The lines to extract run from the first line of the material below to the line containing "ax.axvspan(a, b, color=amarillo, alpha=0.28, lw=0, zorder=1)", both included; leave the pictures behind.

◆ **Recorded data**

═══

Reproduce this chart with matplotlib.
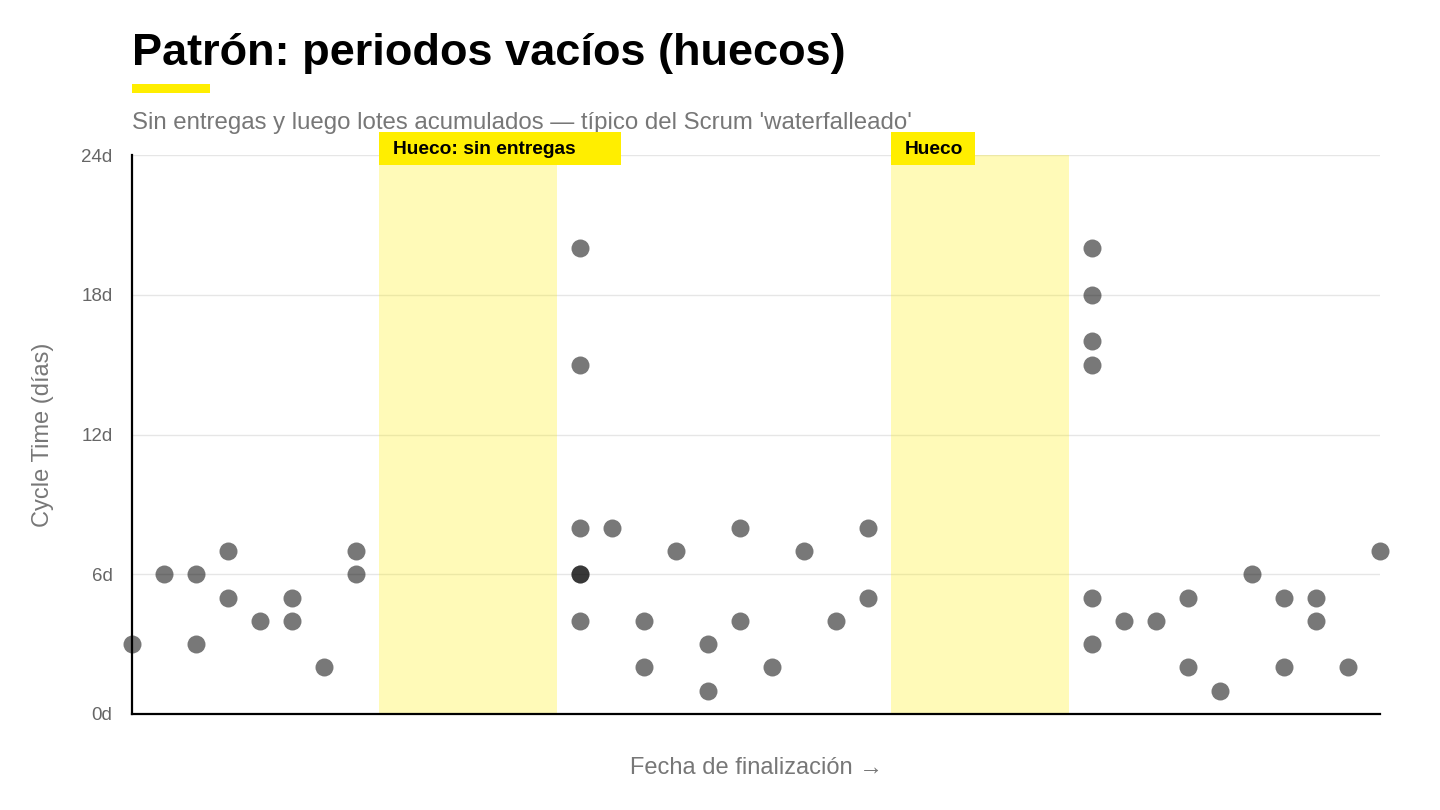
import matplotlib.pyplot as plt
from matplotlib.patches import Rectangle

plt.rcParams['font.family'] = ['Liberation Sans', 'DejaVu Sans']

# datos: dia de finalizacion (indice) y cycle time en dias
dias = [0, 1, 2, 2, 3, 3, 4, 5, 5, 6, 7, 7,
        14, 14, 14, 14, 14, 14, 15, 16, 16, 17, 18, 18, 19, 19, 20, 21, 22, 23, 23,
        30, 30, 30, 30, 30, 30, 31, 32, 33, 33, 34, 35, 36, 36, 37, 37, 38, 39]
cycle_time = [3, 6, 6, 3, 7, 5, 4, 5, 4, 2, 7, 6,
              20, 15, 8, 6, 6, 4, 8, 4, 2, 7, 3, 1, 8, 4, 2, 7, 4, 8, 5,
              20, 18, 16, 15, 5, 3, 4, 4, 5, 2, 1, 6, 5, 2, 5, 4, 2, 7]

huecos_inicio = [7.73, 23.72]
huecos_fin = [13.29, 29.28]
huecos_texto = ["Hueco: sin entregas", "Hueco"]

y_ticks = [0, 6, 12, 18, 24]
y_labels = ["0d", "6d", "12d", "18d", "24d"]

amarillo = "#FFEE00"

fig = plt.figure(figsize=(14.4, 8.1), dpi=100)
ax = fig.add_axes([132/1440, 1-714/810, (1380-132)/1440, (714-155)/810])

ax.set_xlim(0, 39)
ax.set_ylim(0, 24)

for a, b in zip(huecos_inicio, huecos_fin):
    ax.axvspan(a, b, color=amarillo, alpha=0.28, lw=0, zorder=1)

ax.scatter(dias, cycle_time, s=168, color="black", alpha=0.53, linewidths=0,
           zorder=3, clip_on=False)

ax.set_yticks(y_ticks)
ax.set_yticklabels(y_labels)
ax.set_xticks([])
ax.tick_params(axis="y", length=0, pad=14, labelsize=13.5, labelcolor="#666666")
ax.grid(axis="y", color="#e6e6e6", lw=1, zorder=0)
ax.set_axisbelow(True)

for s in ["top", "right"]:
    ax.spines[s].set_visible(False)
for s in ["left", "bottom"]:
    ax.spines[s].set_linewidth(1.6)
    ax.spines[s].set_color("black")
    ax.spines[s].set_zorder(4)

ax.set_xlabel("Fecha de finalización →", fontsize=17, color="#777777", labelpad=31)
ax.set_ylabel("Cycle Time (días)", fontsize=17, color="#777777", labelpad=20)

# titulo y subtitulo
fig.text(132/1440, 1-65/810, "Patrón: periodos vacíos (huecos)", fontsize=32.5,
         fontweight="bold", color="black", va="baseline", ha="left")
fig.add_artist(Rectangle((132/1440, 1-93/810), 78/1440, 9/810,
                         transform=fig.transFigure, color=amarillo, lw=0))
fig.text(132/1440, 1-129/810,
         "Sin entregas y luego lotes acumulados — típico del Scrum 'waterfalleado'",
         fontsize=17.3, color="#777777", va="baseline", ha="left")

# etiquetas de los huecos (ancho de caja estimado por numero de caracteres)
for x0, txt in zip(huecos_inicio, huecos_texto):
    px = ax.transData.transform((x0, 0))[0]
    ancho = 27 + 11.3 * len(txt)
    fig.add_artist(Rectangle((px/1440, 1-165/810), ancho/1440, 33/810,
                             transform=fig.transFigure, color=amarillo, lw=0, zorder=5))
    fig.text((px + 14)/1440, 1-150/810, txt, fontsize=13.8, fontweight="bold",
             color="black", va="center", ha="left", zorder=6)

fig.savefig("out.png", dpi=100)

═══

◆ **Complete response**
Reproduce this chart with matplotlib.
import matplotlib.pyplot as plt
from matplotlib.patches import Rectangle

plt.rcParams['font.family'] = ['Liberation Sans', 'DejaVu Sans']

# datos: dia de finalizacion (indice) y cycle time en dias
dias = [0, 1, 2, 2, 3, 3, 4, 5, 5, 6, 7, 7,
        14, 14, 14, 14, 14, 14, 15, 16, 16, 17, 18, 18, 19, 19, 20, 21, 22, 23, 23,
        30, 30, 30, 30, 30, 30, 31, 32, 33, 33, 34, 35, 36, 36, 37, 37, 38, 39]
cycle_time = [3, 6, 6, 3, 7, 5, 4, 5, 4, 2, 7, 6,
              20, 15, 8, 6, 6, 4, 8, 4, 2, 7, 3, 1, 8, 4, 2, 7, 4, 8, 5,
              20, 18, 16, 15, 5, 3, 4, 4, 5, 2, 1, 6, 5, 2, 5, 4, 2, 7]

huecos_inicio = [7.73, 23.72]
huecos_fin = [13.29, 29.28]
huecos_texto = ["Hueco: sin entregas", "Hueco"]

y_ticks = [0, 6, 12, 18, 24]
y_labels = ["0d", "6d", "12d", "18d", "24d"]

amarillo = "#FFEE00"

fig = plt.figure(figsize=(14.4, 8.1), dpi=100)
ax = fig.add_axes([132/1440, 1-714/810, (1380-132)/1440, (714-155)/810])

ax.set_xlim(0, 39)
ax.set_ylim(0, 24)

for a, b in zip(huecos_inicio, huecos_fin):
    ax.axvspan(a, b, color=amarillo, alpha=0.28, lw=0, zorder=1)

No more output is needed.